[Requirement]: Write out the material again exactly, please, and omit the pictures.

[Given data]:
________________________
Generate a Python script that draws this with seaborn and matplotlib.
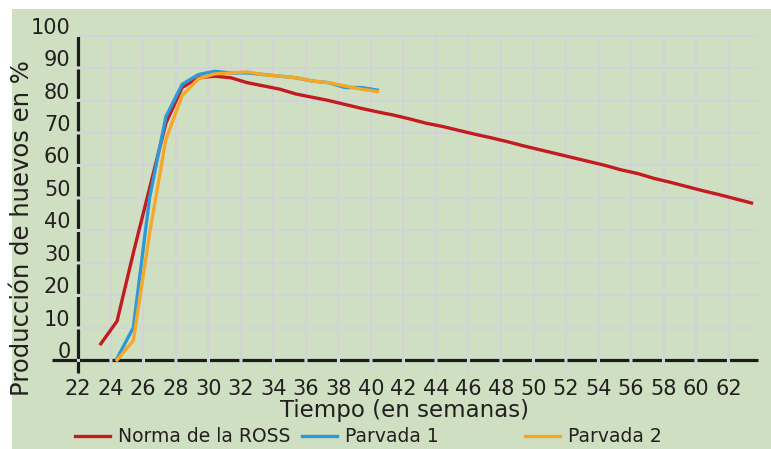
import numpy as np
import pandas as pd
import seaborn as sns
import matplotlib.pyplot as plt
from matplotlib.patches import Rectangle
from matplotlib.transforms import ScaledTranslation

# semanas de vida (los puntos caen un poco despues de cada marca del eje)
semanas_ross = np.arange(23.4, 63.5, 1.0)
semanas_parvada = np.arange(24.4, 40.5, 1.0)

# produccion de huevos en %
norma_ross = [5, 12, 33, 53, 73, 84, 87, 87.5, 87, 85.5,
              84.5, 83.5, 82, 81, 80, 78.8, 77.6, 76.5, 75.5, 74.3,
              73, 72, 70.8, 69.6, 68.5, 67.3, 66, 64.8, 63.6, 62.4,
              61.2, 60, 58.6, 57.5, 56, 54.8, 53.5, 52.2, 51, 49.7, 48.4]
parvada_1 = [0.5, 10, 50, 75, 85, 88, 89, 88.5, 88.5, 88,
             87.5, 87, 86, 85.5, 84, 84, 83.2]
parvada_2 = [0, 6, 39, 68, 81.5, 86.7, 88.2, 88.5, 88.8, 88,
             87.5, 87, 86, 85.5, 84.5, 83.5, 82.8]

series = ['Norma de la ROSS', 'Parvada 1', 'Parvada 2']
colores = ['#c41b20', '#2b9ad6', '#f5a72a']

y_ticks = list(range(0, 101, 10))
x_ticks = list(range(22, 63, 2))

df = pd.concat([
    pd.DataFrame({'semana': semanas_ross, 'valor': norma_ross, 'serie': series[0]}),
    pd.DataFrame({'semana': semanas_parvada, 'valor': parvada_1, 'serie': series[1]}),
    pd.DataFrame({'semana': semanas_parvada, 'valor': parvada_2, 'serie': series[2]}),
])

plt.rcParams['lines.scale_dashes'] = False
plt.rcParams['font.family'] = ['DejaVu Sans']
texto = '#231f20'
verde = '#cfe0c2'
rejilla = '#d5d1dc'

fig = plt.figure(figsize=(7.71, 4.49), dpi=100)
fig.patch.set_facecolor('white')
fig.patches.append(Rectangle((12 / 771, 0), 1, 1 - 9 / 449, transform=fig.transFigure,
                             facecolor=verde, edgecolor='none', zorder=-5))

ax = fig.add_axes([52 / 771, 1 - 373 / 449, 706 / 771, 339 / 449])
ax.set_zorder(2)
ax.set_facecolor('none')
ax.set_xlim(20.4, 63.8)
ax.set_ylim(-4, 100.5)

# rejilla
ax.vlines(x_ticks[1:], -3.5, 100, color=rejilla, lw=1.3, zorder=1)
ax.hlines(y_ticks[1:], 22, 63.8, color=rejilla, lw=1.3, zorder=1)

sns.lineplot(data=df, x='semana', y='valor', hue='serie', hue_order=series,
             palette=colores, linewidth=2.4, legend=False, ax=ax, zorder=3)

# ejes cruzados y "cortados" en cada linea de la rejilla
for s in ['top', 'right']:
    ax.spines[s].set_visible(False)
ax.spines['left'].set_position(('data', 22))
ax.spines['bottom'].set_position(('data', 0))
ax.spines['left'].set_linestyle((12.9, (21.2, 2.2)))
ax.spines['bottom'].set_linestyle((3.6, (21.2, 2.2)))
for s in ['left', 'bottom']:
    ax.spines[s].set_linewidth(2.3)
    ax.spines[s].set_color('#1c1c1c')
    ax.spines[s].set_capstyle('butt')
    ax.spines[s].set_zorder(2)

ax.set_xticks(x_ticks)
ax.set_yticks(y_ticks)
ax.tick_params(axis='both', length=0, labelsize=15, colors=texto)
ax.tick_params(axis='y', pad=5.5)
ax.tick_params(axis='x', pad=13.5)
subir = ScaledTranslation(0, 10 / 100, fig.dpi_scale_trans)
for lab in ax.get_yticklabels():
    lab.set_transform(lab.get_transform() + subir)

ax.set_xlabel('Tiempo (en semanas)', fontsize=16.5, color=texto)
ax.xaxis.label.set_va('center')
ax.xaxis.set_label_coords(0.5, (373 - 410) / 339)
ax.set_ylabel('Producción de huevos en %', fontsize=17.5, color=texto)
ax.yaxis.label.set_va('center')
ax.yaxis.set_label_coords((22 - 52) / 706, (373 - 228) / 339)

# leyenda: una entrada por posicion
lineas = ax.get_lines()
pos_x = [75, 302, 525]
for linea, nombre, px in zip(lineas, series, pos_x):
    fig.legend([linea], [nombre], loc='center left',
               bbox_to_anchor=(px / 771, 1 - 437 / 449), frameon=False,
               fontsize=13.5, handlelength=1.85, handletextpad=0.45,
               borderpad=0, borderaxespad=0, labelcolor=texto)

fig.savefig('out.png', dpi=100)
________________________
[Written solution]:
Generate a Python script that draws this with seaborn and matplotlib.
import numpy as np
import pandas as pd
import seaborn as sns
import matplotlib.pyplot as plt
from matplotlib.patches import Rectangle
from matplotlib.transforms import ScaledTranslation

# semanas de vida (los puntos caen un poco despues de cada marca del eje)
semanas_ross = np.arange(23.4, 63.5, 1.0)
semanas_parvada = np.arange(24.4, 40.5, 1.0)

# produccion de huevos en %
norma_ross = [5, 12, 33, 53, 73, 84, 87, 87.5, 87, 85.5,
              84.5, 83.5, 82, 81, 80, 78.8, 77.6, 76.5, 75.5, 74.3,
              73, 72, 70.8, 69.6, 68.5, 67.3, 66, 64.8, 63.6, 62.4,
              61.2, 60, 58.6, 57.5, 56, 54.8, 53.5, 52.2, 51, 49.7, 48.4]
parvada_1 = [0.5, 10, 50, 75, 85, 88, 89, 88.5, 88.5, 88,
             87.5, 87, 86, 85.5, 84, 84, 83.2]
parvada_2 = [0, 6, 39, 68, 81.5, 86.7, 88.2, 88.5, 88.8, 88,
             87.5, 87, 86, 85.5, 84.5, 83.5, 82.8]

series = ['Norma de la ROSS', 'Parvada 1', 'Parvada 2']
colores = ['#c41b20', '#2b9ad6', '#f5a72a']

y_ticks = list(range(0, 101, 10))
x_ticks = list(range(22, 63, 2))

df = pd.concat([
    pd.DataFrame({'semana': semanas_ross, 'valor': norma_ross, 'serie': series[0]}),
    pd.DataFrame({'semana': semanas_parvada, 'valor': parvada_1, 'serie': series[1]}),
    pd.DataFrame({'semana': semanas_parvada, 'valor': parvada_2, 'serie': series[2]}),
])

plt.rcParams['lines.scale_dashes'] = False
plt.rcParams['font.family'] = ['DejaVu Sans']
texto = '#231f20'
verde = '#cfe0c2'
rejilla = '#d5d1dc'

fig = plt.figure(figsize=(7.71, 4.49), dpi=100)
fig.patch.set_facecolor('white')
fig.patches.append(Rectangle((12 / 771, 0), 1, 1 - 9 / 449, transform=fig.transFigure,
                             facecolor=verde, edgecolor='none', zorder=-5))

ax = fig.add_axes([52 / 771, 1 - 373 / 449, 706 / 771, 339 / 449])
ax.set_zorder(2)
ax.set_facecolor('none')
ax.set_xlim(20.4, 63.8)
ax.set_ylim(-4, 100.5)

# rejilla
ax.vlines(x_ticks[1:], -3.5, 100, color=rejilla, lw=1.3, zorder=1)
ax.hlines(y_ticks[1:], 22, 63.8, color=rejilla, lw=1.3, zorder=1)

sns.lineplot(data=df, x='semana', y='valor', hue='serie', hue_order=series,
             palette=colores, linewidth=2.4, legend=False, ax=ax, zorder=3)

# ejes cruzados y "cortados" en cada linea de la rejilla
for s in ['top', 'right']:
    ax.spines[s].set_visible(False)
ax.spines['left'].set_position(('data', 22))
ax.spines['bottom'].set_position(('data', 0))
ax.spines['left'].set_linestyle((12.9, (21.2, 2.2)))
ax.spines['bottom'].set_linestyle((3.6, (21.2, 2.2)))
for s in ['left', 'bottom']:
    ax.spines[s].set_linewidth(2.3)
    ax.spines[s].set_color('#1c1c1c')
    ax.spines[s].set_capstyle('butt')
    ax.spines[s].set_zorder(2)

ax.set_xticks(x_ticks)
ax.set_yticks(y_ticks)
ax.tick_params(axis='both', length=0, labelsize=15, colors=texto)
ax.tick_params(axis='y', pad=5.5)
ax.tick_params(axis='x', pad=13.5)
subir = ScaledTranslation(0, 10 / 100, fig.dpi_scale_trans)
for lab in ax.get_yticklabels():
    lab.set_transform(lab.get_transform() + subir)

ax.set_xlabel('Tiempo (en semanas)', fontsize=16.5, color=texto)
ax.xaxis.label.set_va('center')
ax.xaxis.set_label_coords(0.5, (373 - 410) / 339)
ax.set_ylabel('Producción de huevos en %', fontsize=17.5, color=texto)
ax.yaxis.label.set_va('center')
ax.yaxis.set_label_coords((22 - 52) / 706, (373 - 228) / 339)

# leyenda: una entrada por posicion
lineas = ax.get_lines()
pos_x = [75, 302, 525]
for linea, nombre, px in zip(lineas, series, pos_x):
    fig.legend([linea], [nombre], loc='center left',
               bbox_to_anchor=(px / 771, 1 - 437 / 449), frameon=False,
               fontsize=13.5, handlelength=1.85, handletextpad=0.45,
               borderpad=0, borderaxespad=0, labelcolor=texto)

fig.savefig('out.png', dpi=100)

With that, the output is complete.